▸ Stated problem
Pictures stay out of this copy, which runs from the first line of the material through the line containing "PH = H - T - B".

Entries with chart source code:
┄┄┄┄┄┄

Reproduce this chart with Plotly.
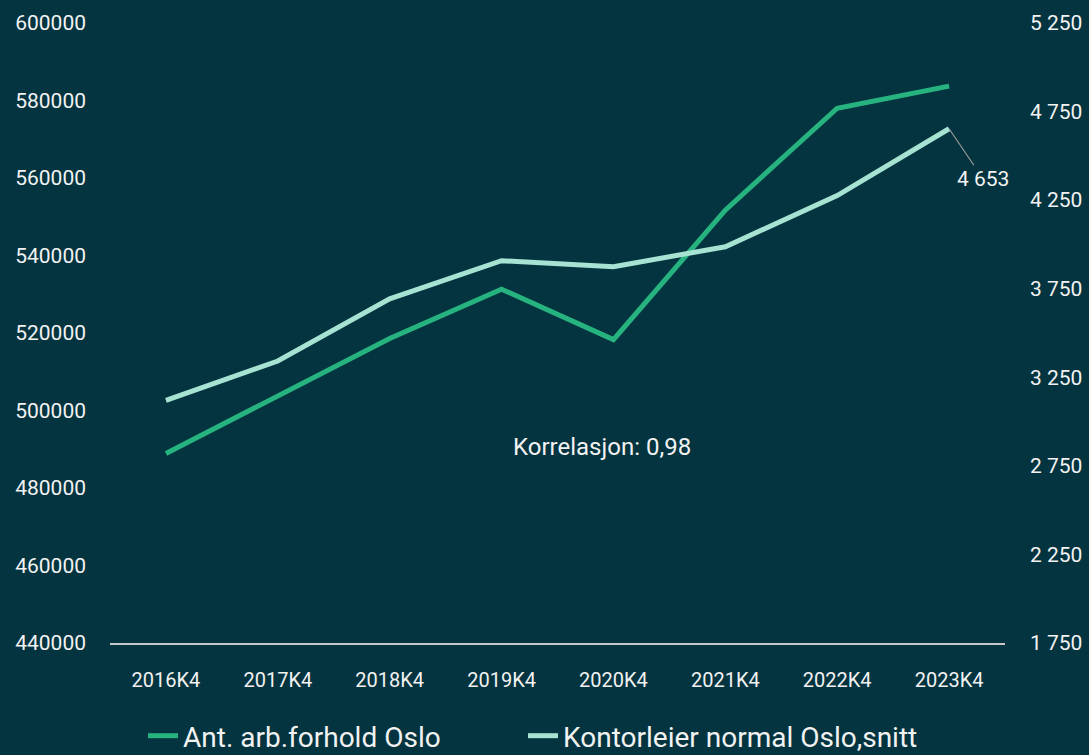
import plotly.graph_objects as go

categories = ["2016K4", "2017K4", "2018K4", "2019K4", "2020K4", "2021K4", "2022K4", "2023K4"]
arb_forhold = [488900, 503600, 518600, 531300, 518300, 551700, 578000, 583700]
kontorleie = [3120, 3342, 3693, 3908, 3874, 3987, 4276, 4653]

BG = "#03343f"
GREEN = "#27b37f"
MINT = "#a6e3d3"
TXT = "#f2f2f2"
FONT = "Roboto"

L, R, T, B = 110, 84, 23, 112
W, H = 1089, 755
PW = W - L - R
PH = H - T - B

fig = go.Figure()
fig.add_trace(go.Scatter(x=categories, y=arb_forhold, mode="lines", name="Ant. arb.forhold Oslo",
                         line=dict(color=GREEN, width=5), yaxis="y", legend="legend"))
fig.add_trace(go.Scatter(x=categories, y=kontorleie, mode="lines", name="Kontorleier normal Oslo,snitt",
                         line=dict(color=MINT, width=5), yaxis="y2", legend="legend2"))

fig.add_annotation(x=categories[-1], y=kontorleie[-1], xref="x", yref="y2",
                   text="4 653", showarrow=True, arrowhead=0, arrowwidth=1.2, arrowcolor="#9a9a9a",
                   ax=34, ay=50, font=dict(color=TXT, size=21, family=FONT))
fig.add_annotation(x=3.9, y=490700, xref="x", yref="y", text="Korrelasjon: 0,98", showarrow=False,
                   font=dict(color=TXT, size=24, family=FONT))

leg_y = -(736 - (T + PH)) / PH
leg_common = dict(orientation="h", xref="paper", xanchor="left", yref="paper", y=leg_y,
                  yanchor="middle", font=dict(size=28, color=TXT, family=FONT),
                  bgcolor="rgba(0,0,0,0)")

fig.update_layout(
    width=W, height=H,
    paper_bgcolor=BG, plot_bgcolor=BG,
    margin=dict(l=L, r=R, t=T, b=B, autoexpand=False),
    separators=", ",
    font=dict(family=FONT, color=TXT, size=20),
    showlegend=True,
    legend=dict(x=(143 - L) / PW, **leg_common),
    legend2=dict(x=(523 - L) / PW, **leg_common),
    xaxis=dict(type="category", range=[-0.5, 7.5], showgrid=False, zeroline=False,
               showline=True, linecolor="#c8c8c8", linewidth=2, ticks="",
               ticklabelstandoff=18, tickfont=dict(size=20, color=TXT), automargin=False),
    yaxis=dict(range=[440000, 600000], dtick=20000, tickformat="d", showgrid=False, zeroline=False,
               showline=False, ticks="", ticklabelstandoff=23, tickfont=dict(size=21, color=TXT),
               automargin=False),
    yaxis2=dict(range=[1750, 5250], tick0=1750, dtick=500, tickformat=",d", overlaying="y", side="right",
                showgrid=False, zeroline=False, showline=False, ticks="", ticklabelstandoff=24,
                tickfont=dict(size=21, color=TXT), automargin=False),
)

fig.write_html("out.html", post_script="document.body.style.margin='0';",
               config={"displayModeBar": False})
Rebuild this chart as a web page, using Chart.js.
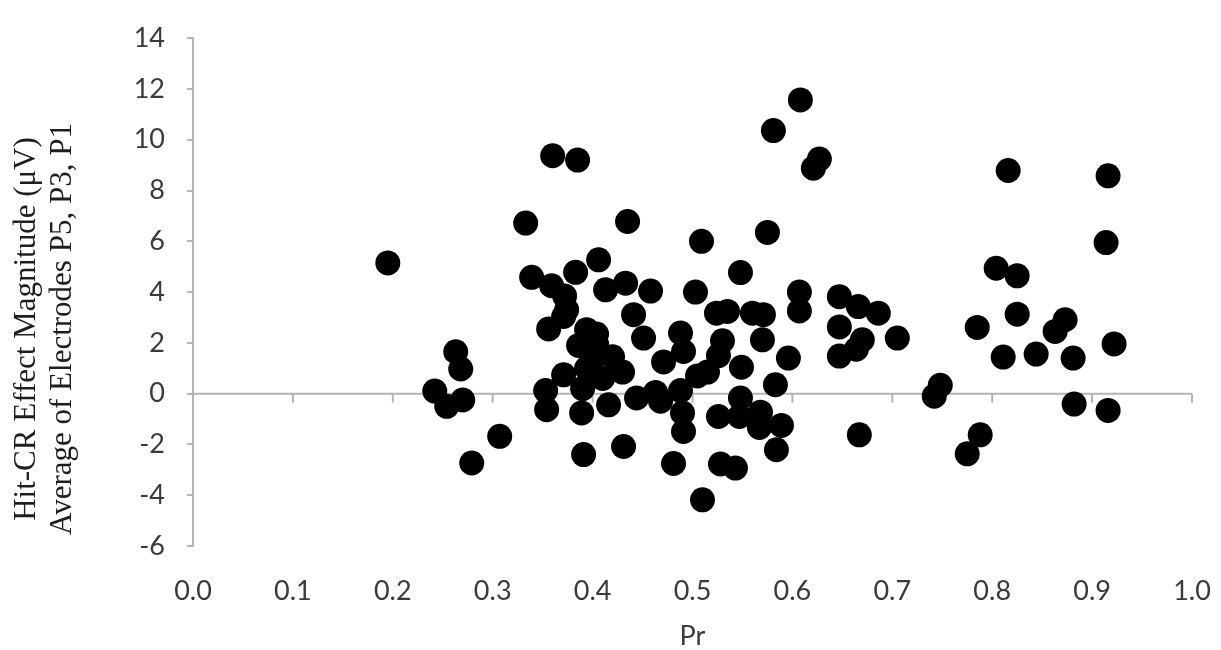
<!DOCTYPE html>
<html>
<head>
<meta charset="utf-8">
<script src="https://cdn.jsdelivr.net/npm/chart.js@4"></script>
<style>
  html, body { margin: 0; padding: 0; background: #fff; }
  #wrap { width: 1221px; height: 650px; }
</style>
</head>
<body>
<div id="wrap"><canvas id="myChart" width="1221" height="650"></canvas></div>
<script>
// Pr values (x) and Hit-CR effect magnitude (y)
const prValues = [
  0.195, 0.242, 0.254, 0.263, 0.268, 0.27, 0.279, 0.307, 0.333, 0.339,
  0.359, 0.372, 0.383, 0.36, 0.385, 0.356, 0.371, 0.394, 0.386, 0.404,
  0.371, 0.353, 0.354, 0.389, 0.391, 0.39, 0.394, 0.406, 0.413, 0.433,
  0.435, 0.42, 0.43, 0.416, 0.431, 0.441, 0.451, 0.458, 0.444, 0.468,
  0.471, 0.481, 0.488, 0.491, 0.49, 0.491, 0.488, 0.503, 0.509, 0.51,
  0.524, 0.535, 0.53, 0.526, 0.515, 0.526, 0.528, 0.543, 0.548, 0.549,
  0.548, 0.56, 0.571, 0.57, 0.568, 0.567, 0.589, 0.584, 0.583, 0.596,
  0.575, 0.581, 0.608, 0.627, 0.621, 0.607, 0.607, 0.647, 0.666, 0.686,
  0.647, 0.67, 0.647, 0.664, 0.705, 0.667, 0.748, 0.742, 0.775, 0.816,
  0.916, 0.914, 0.804, 0.825, 0.825, 0.785, 0.873, 0.863, 0.922, 0.811,
  0.844, 0.881, 0.882, 0.916, 0.788, 0.463, 0.505, 0.547, 0.374, 0.404,
  0.4, 0.41
];
const effectValues = [
  5.15, 0.1, -0.5, 1.65, 0.97, -0.25, -2.73, -1.68, 6.72, 4.58,
  4.25, 3.85, 4.78, 9.37, 9.2, 2.55, 3.04, 2.52, 1.9, 2.35,
  0.74, 0.12, -0.63, -0.76, -2.4, 0.2, 1.0, 5.27, 4.09, 4.35,
  6.78, 1.45, 0.85, -0.44, -2.08, 3.11, 2.19, 4.04, -0.17, -0.3,
  1.25, -2.75, 2.39, 1.66, -0.76, -1.49, 0.12, 4.0, 6.0, -4.18,
  3.17, 3.24, 2.08, 1.5, 0.85, -0.9, -2.77, -2.93, 4.77, 1.04,
  -0.17, 3.17, 3.11, 2.12, -0.73, -1.33, -1.25, -2.21, 0.35, 1.4,
  6.35, 10.36, 11.57, 9.24, 8.88, 4.0, 3.26, 3.82, 3.43, 3.17,
  2.63, 2.12, 1.48, 1.75, 2.19, -1.62, 0.33, -0.1, -2.37, 8.79,
  8.58, 5.95, 4.94, 4.64, 3.13, 2.61, 2.91, 2.45, 1.96, 1.44,
  1.56, 1.4, -0.41, -0.66, -1.62, 0.05, 0.7, -0.9, 3.3, 1.95,
  1.35, 0.6
];
const xTicks = [0, 0.1, 0.2, 0.3, 0.4, 0.5, 0.6, 0.7, 0.8, 0.9, 1.0];
const yTicks = [-6, -4, -2, 0, 2, 4, 6, 8, 10, 12, 14];
const yTitleLines = ["Hit-CR Effect Magnitude (\u03bcV)", "Average of Electrodes P5, P3, P1"];
const xTitle = "Pr";

const axisGray = "#b4b4b4";
const ctx = document.getElementById("myChart").getContext("2d");

const points = prValues.map((x, i) => ({ x: x, y: effectValues[i] }));

// horizontal axis line drawn at y = 0 with small ticks pointing down
const zeroAxis = {
  id: "zeroAxis",
  beforeDatasetsDraw(chart) {
    const xs = chart.scales.x;
    const ys = chart.scales.y;
    const c = chart.ctx;
    const py = ys.getPixelForValue(0);
    c.save();
    c.strokeStyle = axisGray;
    c.lineWidth = 2;
    c.beginPath();
    c.moveTo(xs.left, py);
    c.lineTo(xs.right, py);
    xs.ticks.forEach((t) => {
      const px = xs.getPixelForValue(t.value);
      c.moveTo(px, py);
      c.lineTo(px, py + 9);
    });
    c.stroke();
    c.restore();
  },
};

// two line rotated title on the left
const yTitle = {
  id: "yTitle",
  afterDraw(chart) {
    const c = chart.ctx;
    c.save();
    c.translate(45, 329);
    c.rotate(-Math.PI / 2);
    c.fillStyle = "#1e1e1e";
    c.font = "31px 'Liberation Serif'";
    c.textAlign = "center";
    c.textBaseline = "middle";
    c.fillText(yTitleLines[0], 0, -18);
    c.fillText(yTitleLines[1], 0, 18);
    c.restore();
  },
};

new Chart(ctx, {
  type: "scatter",
  data: {
    datasets: [
      {
        label: "Hit-CR",
        data: points,
        backgroundColor: "#000",
        borderWidth: 0,
        pointRadius: 12.5,
        pointHoverRadius: 12.5,
      },
    ],
  },
  options: {
    responsive: false,
    animation: false,
    layout: { padding: { left: 0, right: 29, top: 38, bottom: 0 } },
    plugins: {
      legend: { display: false },
      tooltip: { enabled: false },
    },
    scales: {
      x: {
        type: "linear",
        min: 0,
        max: 1,
        afterBuildTicks: (scale) => {
          scale.ticks = xTicks.map((v) => ({ value: v }));
        },
        afterFit: (scale) => {
          scale.height = 104;
          scale.paddingLeft = 0;
          scale.paddingRight = 0;
        },
        grid: { display: false, drawTicks: false },
        border: { display: false },
        ticks: {
          padding: 29,
          color: "#3a3a3a",
          font: { family: "Lato", size: 27 },
          callback: (v) => Number(v).toFixed(1),
        },
        title: {
          display: true,
          text: xTitle,
          color: "#3a3a3a",
          font: { family: "Lato", size: 27, lineHeight: 1 },
          padding: { top: 0, bottom: 0 },
        },
      },
      y: {
        type: "linear",
        min: -6,
        max: 14,
        afterBuildTicks: (scale) => {
          scale.ticks = yTicks.map((v) => ({ value: v }));
        },
        afterFit: (scale) => {
          scale.width = 193;
        },
        grid: {
          drawOnChartArea: false,
          drawTicks: true,
          tickLength: 6,
          color: axisGray,
          lineWidth: 2,
        },
        border: { display: true, color: axisGray, width: 2 },
        ticks: {
          padding: 22,
          color: "#3a3a3a",
          font: { family: "Lato", size: 27 },
        },
      },
    },
  },
  plugins: [zeroAxis, yTitle],
});
</script>
</body>
</html>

┄┄┄┄┄┄

▸ Answer to this task
Reproduce this chart with Plotly.
import plotly.graph_objects as go

categories = ["2016K4", "2017K4", "2018K4", "2019K4", "2020K4", "2021K4", "2022K4", "2023K4"]
arb_forhold = [488900, 503600, 518600, 531300, 518300, 551700, 578000, 583700]
kontorleie = [3120, 3342, 3693, 3908, 3874, 3987, 4276, 4653]

BG = "#03343f"
GREEN = "#27b37f"
MINT = "#a6e3d3"
TXT = "#f2f2f2"
FONT = "Roboto"

L, R, T, B = 110, 84, 23, 112
W, H = 1089, 755
PW = W - L - R
PH = H - T - B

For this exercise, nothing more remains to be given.